Le rivoluzioni colorate secondo l’analisi russa partono da uno sforzo dell’occidente per persuadere della superiorità del proprio sistema politico: un po’ come faceva anche l’Urss durante la Guerra Fredda. Invece l’attuale guerra di informazione putiniana non mira a convincere, ma a confondere. Un bombardamento di fake news e notizie alterate provenienti da media ufficiali come RT o Sputnik, da troll su Internet o da “false flags” puntano ad esempio a convincere i paesi baltici che gli Stati Uniti vogliono abbandonarli o gli ucraini che l’occidente vuole fare incetta di terre. In Romania vengono sfruttati, aizzati e anche creati risentimenti antioccidentali, in Polonia antiucraini, in Lituania le divisioni sulla politica energetica, nell’Ue la crescente insofferenza contro la “eurocrazia” e gli immigrati.
Gli autori del report non credono tuttavia che la Russia possa aver significativamente influito sull’elezione di Trump.

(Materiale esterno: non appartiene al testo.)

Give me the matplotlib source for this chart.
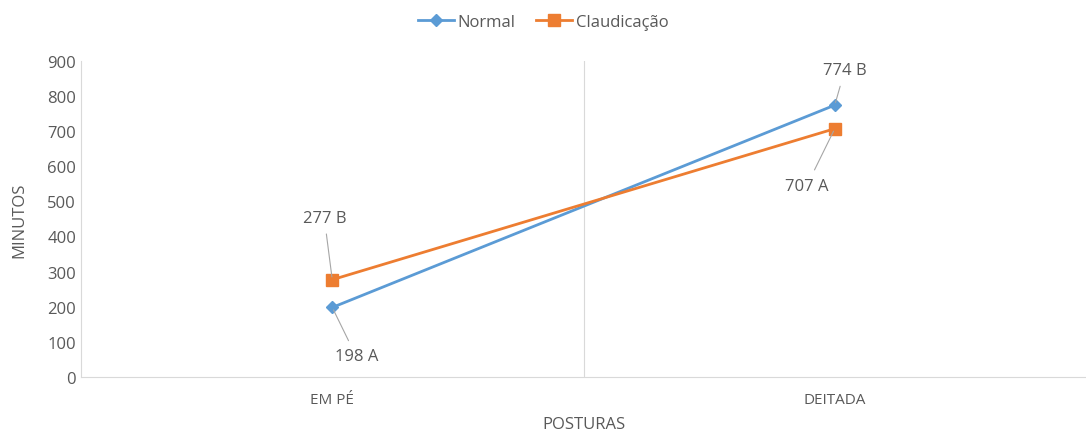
import matplotlib.pyplot as plt

plt.rcParams['font.family'] = ['Open Sans', 'DejaVu Sans']

posturas = ['EM PÉ', 'DEITADA']
normal = [198, 774]
claudicacao = [277, 707]
rot_normal = ['198 A', '774 B']
rot_claud = ['277 B', '707 A']

cinza = '#595959'
fig = plt.figure(figsize=(10.86, 4.39), dpi=100)
ax = fig.add_axes([0.0746, 0.139, 0.9254, 0.720])

x = list(range(len(posturas)))
ax.plot(x, normal, color='#5B9BD5', lw=2, marker='D', ms=6, label='Normal', zorder=3)
ax.plot(x, claudicacao, color='#ED7D31', lw=2, marker='s', ms=8, label='Claudicação', zorder=3)

# rótulos com linhas de chamada (deslocamento em pixels)
desl_normal = [(24, -49), (10, 35)]
desl_claud = [(-8, 62), (-28, -57)]
for i in x:
    for val, txt, d in [(normal[i], rot_normal[i], desl_normal[i]),
                        (claudicacao[i], rot_claud[i], desl_claud[i])]:
        ax.annotate(txt, (i, val), xytext=d, textcoords='offset pixels',
                    ha='center', va='center', fontsize=12, color=cinza,
                    arrowprops=dict(arrowstyle='-', color='#A6A6A6', lw=0.8,
                                    shrinkA=4, shrinkB=2))

ax.set_xlim(-0.5, 1.5)
ax.set_ylim(0, 900)
ax.set_yticks(range(0, 901, 100))
ax.set_xticks(x)
ax.set_xticklabels(posturas)
ax.axvline(0.5, color='#D9D9D9', lw=0.8, zorder=0)

for s in ['top', 'right']:
    ax.spines[s].set_visible(False)
for s in ['left', 'bottom']:
    ax.spines[s].set_color('#D9D9D9')
ax.tick_params(length=0, colors=cinza, labelsize=12)
ax.tick_params(axis='x', pad=11, labelsize=11)
ax.set_ylabel('MINUTOS', color=cinza, fontsize=12, labelpad=14)
ax.set_xlabel('POSTURAS', color=cinza, fontsize=12, labelpad=6)

fig.legend(loc='upper center', bbox_to_anchor=(0.5, 1.0), ncol=2, frameon=False,
           fontsize=12, labelcolor=cinza, handlelength=2.2, columnspacing=1.2,
           handletextpad=0.2)

fig.savefig('out.png', dpi=100)
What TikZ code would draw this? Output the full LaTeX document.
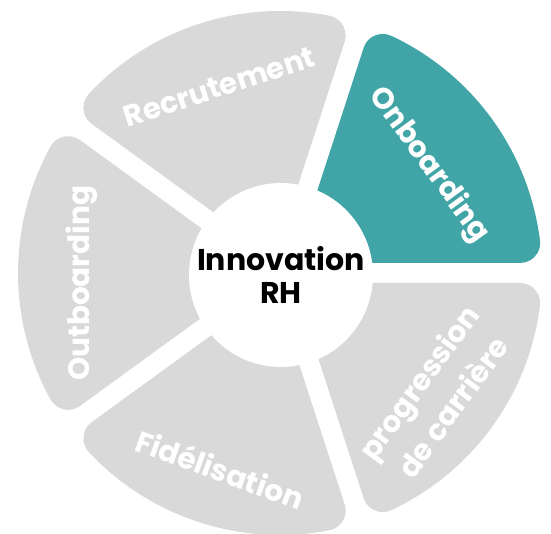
\documentclass[tikz,border=0pt]{standalone}
\usepackage{fontspec}
\setmainfont{Poppins}
\definecolor{segGrey}{HTML}{D9D9D9}
\definecolor{segTeal}{HTML}{41A5A7}
% one wheel segment: #1 = start angle, #2 = fill colour
% outer radius 262, corner radius 20, half gap 10
\newcommand{\wheelseg}[2]{%
  \pgfmathsetmacro{\wsPa}{#1+7.121}%
  \pgfmathsetmacro{\wsPb}{#1+72-7.121}%
  \fill[#2] (#1+36:17.01) -- (#1+2.3846:240.342)
    arc[start angle=#1-90, end angle=\wsPa, radius=20]
    arc[start angle=\wsPa, end angle=\wsPb, radius=262]
    arc[start angle=\wsPb, end angle=#1+162, radius=20] -- cycle;
}
\begin{document}
\begin{tikzpicture}[x=1pt,y=1pt,
  seglabel/.style={text=white,font=\bfseries\fontsize{29.5}{42}\selectfont,align=center,inner sep=0pt},
  hub/.style={circle,fill=white,minimum size=184pt,inner sep=0pt,
    font=\bfseries\fontsize{30}{33}\selectfont,align=center,text=black}]
\useasboundingbox (-280,-261) rectangle (271,273);
\wheelseg{0}{segTeal}
\wheelseg{72}{segGrey}
\wheelseg{144}{segGrey}
\wheelseg{216}{segGrey}
\wheelseg{288}{segGrey}
\node[hub] (hub) at (1,-2) {Innovation\\RH};
\node[seglabel, rotate=18] (recr) at (108:196) {Recrutement};
\node[seglabel, rotate=-54] (onb) at (36:184) {Onboarding};
\node[seglabel, rotate=90] (outb) at (183:199) {Outboarding};
\node[seglabel, rotate=-20] (fid) at (253:205) {Fidélisation};
\node[seglabel, rotate=54] (prog) at (-38:197) {progression\\de carrière};
\end{tikzpicture}
\end{document}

In compenso, il modo in cui l’attività degli hacker del Cremlino è riuscita a creare polemica enfatizza uno degli aspetti per il quale il caos può ritorcersi contro Putin. Più in generale: “L’uso della disinformazione da parte della Russia erode la fiducia che altri paesi o leader potrebbero riporre nella loro relazione con la Russia e con Putin personalmente”. Il risultato sarebbe un escalation di tensioni dalle quali per il Cremlino sarebbe impossibile tornare indietro.